Любовь всегда дает и понимание того, кого любишь. И Чертков, действительно, понимал Толстого, понимал его духовные прозрения и находки, понимал его внутренние борения, колебания, сомнения и умел в нужный момент обратиться к своему маститому другу с умным, ободряющим словом. Об этом мы знаем от самого Льва Николаевича. Словом, где-то, в каких-то точках душевного соприкосновения бывший конногвардеец, действительно, стоял рядом со Львом Николаевичем, как равноправный друг. И лишь ослепленный борьбой и ненавистью к Софье Андреевне в 1910 году, он изменил в этом отношении себе и ему.

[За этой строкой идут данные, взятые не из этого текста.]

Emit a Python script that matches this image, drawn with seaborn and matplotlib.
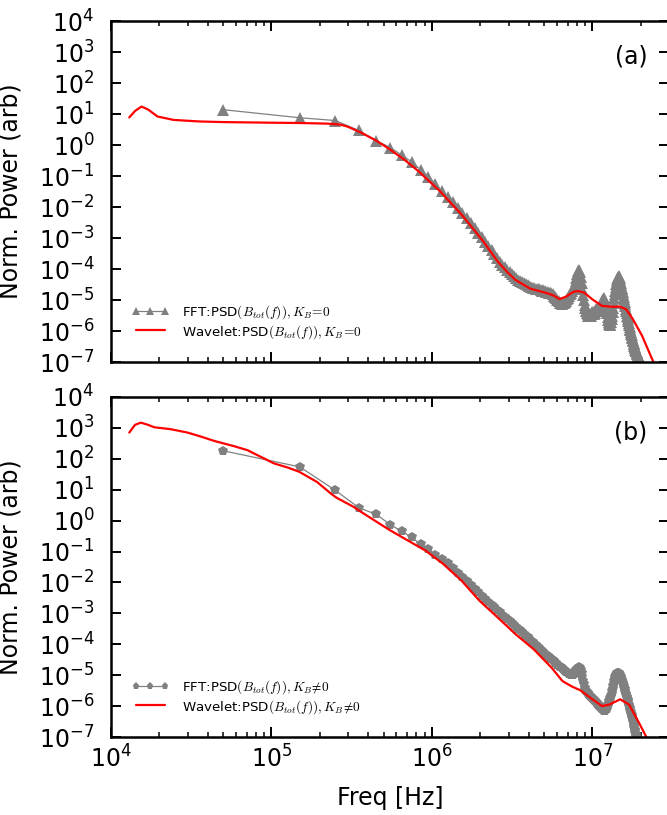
import numpy as np
import matplotlib
matplotlib.use("Agg")
import matplotlib.pyplot as plt
import seaborn as sns
from matplotlib.ticker import LogLocator, NullLocator, LogFormatterMathtext, NullFormatter

# ---------------------------------------------------------------------------
# Data (log10 of the normalised power)
# ---------------------------------------------------------------------------
# FFT bins: spacing 100 kHz, first bin at 50 kHz
fft_bin_width = 1e5

# Panel (a): K_B = 0
fft_a_log = [
    1.14, 0.88, 0.79, 0.47, 0.14, -0.08, -0.33, -0.55, -0.80, -1.02,
    -1.25, -1.48, -1.68, -1.85, -2.03, -2.20, -2.36, -2.52, -2.68, -2.84,
    -2.98, -3.12, -3.26, -3.39, -3.52, -3.64, -3.76, -3.86, -3.95, -4.03,
    -4.10, -4.17, -4.24, -4.30, -4.34, -4.38, -4.42, -4.45, -4.48, -4.52,
    -4.55, -4.58, -4.62, -4.60, -4.65, -4.66, -4.64, -4.68, -4.70, -4.69,
    -4.72, -4.74, -4.73, -4.76, -4.78, -4.77, -4.82, -4.86, -4.90, -4.95,
    -5.00, -5.04, -5.08, -5.10, -5.12, -5.10, -5.08, -5.05, -5.02, -4.98,
    -4.93, -4.88, -4.82, -4.78, -4.72, -4.66, -4.58, -4.50, -4.40, -4.28,
    -4.15, -4.05, -4.02, -4.10, -4.25, -4.45, -4.65, -4.85, -5.00, -5.15,
    -5.25, -5.35, -5.42, -5.45, -5.50, -5.48, -5.52, -5.45, -5.50, -5.40,
    -5.44, -5.38, -5.45, -5.35, -5.42, -5.30, -5.36, -5.28, -5.33, -5.25,
    -5.30, -5.22, -5.18, -5.12, -5.08, -5.03, -4.98, -4.95, -4.97, -5.02,
    -5.10, -5.20, -5.30, -5.42, -5.55, -5.65, -5.72, -5.78, -5.80, -5.76,
    -5.70, -5.62, -5.52, -5.40, -5.25, -5.10, -4.95, -4.82, -4.70, -4.58,
    -4.48, -4.40, -4.33, -4.28, -4.25, -4.24, -4.26, -4.30, -4.36, -4.42,
    -4.45, -4.52, -4.60, -4.66, -4.74, -4.82, -4.90, -4.98, -5.05, -5.12,
    -5.20, -5.28, -5.35, -5.42, -5.50, -5.56, -5.62, -5.68, -5.74, -5.80,
    -5.86, -5.92, -5.97, -6.02, -6.08, -6.13, -6.18, -6.23, -6.28, -6.33,
    -6.38, -6.43, -6.48, -6.52, -6.56, -6.60, -6.63, -6.66, -6.69, -6.72,
    -6.75, -6.78, -6.80, -6.83, -6.86, -6.89, -6.92, -6.96, -7.00, -7.05,
    -7.10, -7.20, -7.30,
]
wav_a_logf = [
    4.114, 4.15, 4.19, 4.23, 4.29, 4.39, 4.55, 4.70, 5.00, 5.18,
    5.35, 5.43, 5.476, 5.515, 5.555, 5.65, 5.735, 5.83, 5.915, 6.05,
    6.184, 6.32, 6.41, 6.47, 6.52, 6.611, 6.724, 6.76, 6.795, 6.84,
    6.88, 6.909, 6.948, 7.00, 7.06, 7.128, 7.17, 7.21, 7.25, 7.308,
    7.385, 7.42,
]
wav_a_log = [
    0.89, 1.10, 1.24, 1.15, 0.92, 0.81, 0.76, 0.74, 0.72, 0.71,
    0.69, 0.66, 0.59, 0.50, 0.41, 0.15, -0.13, -0.48, -0.84, -1.49,
    -2.24, -3.11, -3.76, -4.10, -4.35, -4.63, -4.79, -4.86, -4.97, -4.88,
    -4.74, -4.71, -4.76, -4.98, -5.19, -5.22, -5.21, -5.30, -5.60, -6.14,
    -7.06, -7.50,
]

# Panel (b): K_B != 0
fft_b_log = [
    2.26, 1.74, 0.98, 0.42, 0.20, -0.13, -0.35, -0.54, -0.77, -0.91,
    -1.10, -1.24, -1.38, -1.52, -1.68, -1.82, -1.96, -2.08, -2.20, -2.32,
    -2.43, -2.53, -2.62, -2.72, -2.80, -2.88, -2.96, -3.04, -3.11, -3.18,
    -3.24, -3.31, -3.37, -3.44, -3.50, -3.55, -3.61, -3.67, -3.72, -3.78,
    -3.83, -3.88, -3.93, -3.98, -4.03, -4.08, -4.12, -4.17, -4.21, -4.26,
    -4.30, -4.34, -4.38, -4.41, -4.45, -4.48, -4.52, -4.55, -4.59, -4.62,
    -4.66, -4.69, -4.72, -4.75, -4.78, -4.81, -4.84, -4.86, -4.89, -4.91,
    -4.93, -4.95, -4.97, -4.99, -5.00, -4.98, -4.95, -4.92, -4.88, -4.84,
    -4.80, -4.76, -4.74, -4.76, -4.82, -4.92, -5.05, -5.18, -5.30, -5.40,
    -5.48, -5.52, -5.56, -5.58, -5.62, -5.64, -5.66, -5.70, -5.72, -5.74,
    -5.76, -5.78, -5.80, -5.82, -5.85, -5.88, -5.90, -5.92, -5.95, -5.97,
    -6.00, -6.02, -6.04, -6.06, -6.08, -6.10, -6.12, -6.13, -6.15, -6.15,
    -6.12, -6.10, -6.08, -6.04, -6.00, -5.95, -5.90, -5.85, -5.80, -5.74,
    -5.68, -5.60, -5.52, -5.44, -5.36, -5.28, -5.20, -5.13, -5.07, -5.02,
    -4.98, -4.95, -4.93, -4.92, -4.92, -4.93, -4.95, -4.98, -5.02, -5.04,
    -5.05, -5.10, -5.15, -5.20, -5.25, -5.30, -5.35, -5.40, -5.45, -5.50,
    -5.55, -5.60, -5.65, -5.70, -5.75, -5.80, -5.85, -5.90, -5.95, -6.00,
    -6.05, -6.10, -6.15, -6.20, -6.25, -6.30, -6.35, -6.40, -6.46, -6.52,
    -6.58, -6.64, -6.70, -6.76, -6.82, -6.88, -6.94, -7.00, -7.06, -7.12,
    -7.18, -7.25,
]
wav_b_logf = [
    4.114, 4.15, 4.186, 4.23, 4.27, 4.37, 4.476, 4.56, 4.642, 4.766,
    4.85, 5.016, 5.10, 5.173, 5.284, 5.374, 5.406, 5.51, 5.553, 5.735,
    5.96, 6.07, 6.184, 6.296, 6.409, 6.52, 6.634, 6.746, 6.813, 6.87,
    6.925, 7.00, 7.06, 7.106, 7.173, 7.228, 7.285, 7.341, 7.37,
]
wav_b_log = [
    2.85, 3.10, 3.17, 3.10, 3.02, 2.96, 2.85, 2.72, 2.58, 2.41,
    2.28, 1.85, 1.72, 1.58, 1.25, 0.86, 0.74, 0.45, 0.30, -0.30,
    -0.97, -1.40, -1.94, -2.59, -3.13, -3.67, -4.16, -4.76, -5.19, -5.36,
    -5.49, -5.78, -6.00, -5.95, -5.78, -5.95, -6.49, -7.05, -7.40,
]

panel_tags = ["(a)", "(b)"]
fft_labels = [r"FFT:PSD$(B_{tot}(f)),K_B\!=\!0$",
              r"FFT:PSD$(B_{tot}(f)),K_B\!\neq\!0$"]
wav_labels = [r"Wavelet:PSD$(B_{tot}(f)),K_B\!=\!0$",
              r"Wavelet:PSD$(B_{tot}(f)),K_B\!\neq\!0$"]
fft_markers = ["^", "p"]
fft_msize = [8.5, 7.5]

# ---------------------------------------------------------------------------
sns.set_style("ticks")
plt.rcParams.update({
    "font.family": ["DejaVu Sans"],
    "mathtext.fontset": "cm",
    "axes.unicode_minus": False,
    "text.color": "black",
    "axes.labelcolor": "black",
    "axes.edgecolor": "black",
    "xtick.color": "black",
    "ytick.color": "black",
})

fig = plt.figure(figsize=(6.67, 8.15), dpi=100)
ax_a = fig.add_axes([0.1664, 0.5558, 0.8366, 0.4184])
ax_b = fig.add_axes([0.1664, 0.0957, 0.8366, 0.4172])
axes = [ax_a, ax_b]

fft_sets = [fft_a_log, fft_b_log]
wav_sets = [(wav_a_logf, wav_a_log), (wav_b_logf, wav_b_log)]

for i, ax in enumerate(axes):
    fft_log = np.array(fft_sets[i])
    fft_freq = (np.arange(len(fft_log)) + 0.5) * fft_bin_width
    sns.lineplot(x=fft_freq, y=10.0 ** fft_log, ax=ax, color="#808080",
                 lw=0.9, marker=fft_markers[i], markersize=fft_msize[i],
                 markeredgewidth=0, sort=False, estimator=None,
                 label=fft_labels[i])
    wf, wp = wav_sets[i]
    sns.lineplot(x=10.0 ** np.array(wf), y=10.0 ** np.array(wp), ax=ax,
                 color="red", lw=1.6, sort=False, estimator=None,
                 label=wav_labels[i])

    ax.set_xscale("log")
    ax.set_yscale("log")
    ax.set_xlim(1e4, 3e7)
    ax.set_ylim(1e-7, 1e4)

    ax.yaxis.set_major_locator(LogLocator(base=10, numticks=30))
    ax.yaxis.set_minor_locator(NullLocator())
    ax.yaxis.set_major_formatter(LogFormatterMathtext())
    ax.xaxis.set_major_locator(LogLocator(base=10, numticks=30))
    ax.xaxis.set_minor_locator(LogLocator(base=10, subs=np.arange(2, 10), numticks=30))
    ax.xaxis.set_minor_formatter(NullFormatter())

    ax.tick_params(which="both", direction="in", top=True, right=True,
                   color="black", labelcolor="black")
    ax.tick_params(which="major", length=7, width=1.4, labelsize=17)
    ax.tick_params(which="minor", length=3.5, width=1.1)
    ax.tick_params(axis="y", which="major", pad=12)
    ax.tick_params(axis="x", which="major", pad=6)
    for sp in ax.spines.values():
        sp.set_linewidth(1.8)
        sp.set_color("black")

    ax.set_ylabel("Norm. Power (arb)", fontsize=17, color="black")
    ax.yaxis.set_label_coords(-0.158, 0.5)

    ax.text(0.961, 0.897, panel_tags[i], transform=ax.transAxes,
            ha="right", va="center", fontsize=17, color="black")

    ax.legend(loc="lower left", bbox_to_anchor=(0.013, 0.024),
              frameon=False, fontsize=9.6, numpoints=3,
              markerscale=0.7, handlelength=2.8, handletextpad=1.0,
              borderaxespad=0.4, borderpad=0.6, labelspacing=0.15)

ax_a.tick_params(axis="x", which="both", labelbottom=False)
ax_a.set_xlabel("")
ax_b.set_xlabel("Freq [Hz]", fontsize=17, color="black")
ax_b.xaxis.set_label_coords(0.5, -0.145)

fig.savefig("out.png", dpi=100)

В течение долгого периода, с 1883 по 1910 год, В. Г. Чертков действительно жил и работал во имя Толстого, под флагом «толстовства». Много ли, мало ли он сделал – другой вопрос. Но сам Толстой не ценить его усилий во всяком случае не мог. С особым рвением отдавались Л. Н. Толстой и В. Г. Чертков руководству первыми шагами народного издательства «Посредник», как об этом свидетельствует опубликованная их переписка. Дело увлекало, зажигало обоих. Оба были полны верой в его великое значение. Чертков с благоговением прислушивался ко всем указаниям учителя и принимал их к исполнению. Такие моменты, периоды в жизни не забываются. Отсюда, как я уже и говорил, родилась нравственно обязательная, святая, благодарная любовь Л. Н. Толстого к одному из первых его учеников. В совершенном согласии с своим исключительно благородным и деликатным характером, Лев Николаевич подчас даже переоценивал и преувеличивал те услуги, которые оказал ему лично и его делу Чертков. И уж, во всяком случае, ему и в голову не приходило, что и Чертков тоже «чем-то» (!) ему обязан. А Чертков, с своей стороны, как-то более склонен был с спокойной важностью и самоудовлетворением принимать постоянные выражения трогательной признательности со стороны Толстого, чем отплачивать ему, с своей стороны, такого же рода выражениями, – за тот «пустяк» хотя бы, что только Толстой сделал его, Черткова… Чертковым. Так и пошло: Лев Николаевич все благодарит и благодарит, а Чертков принимает его благодарности как должное. В этом отношении натура его была, конечно, склеена немного из другого теста, чем натура Толстого.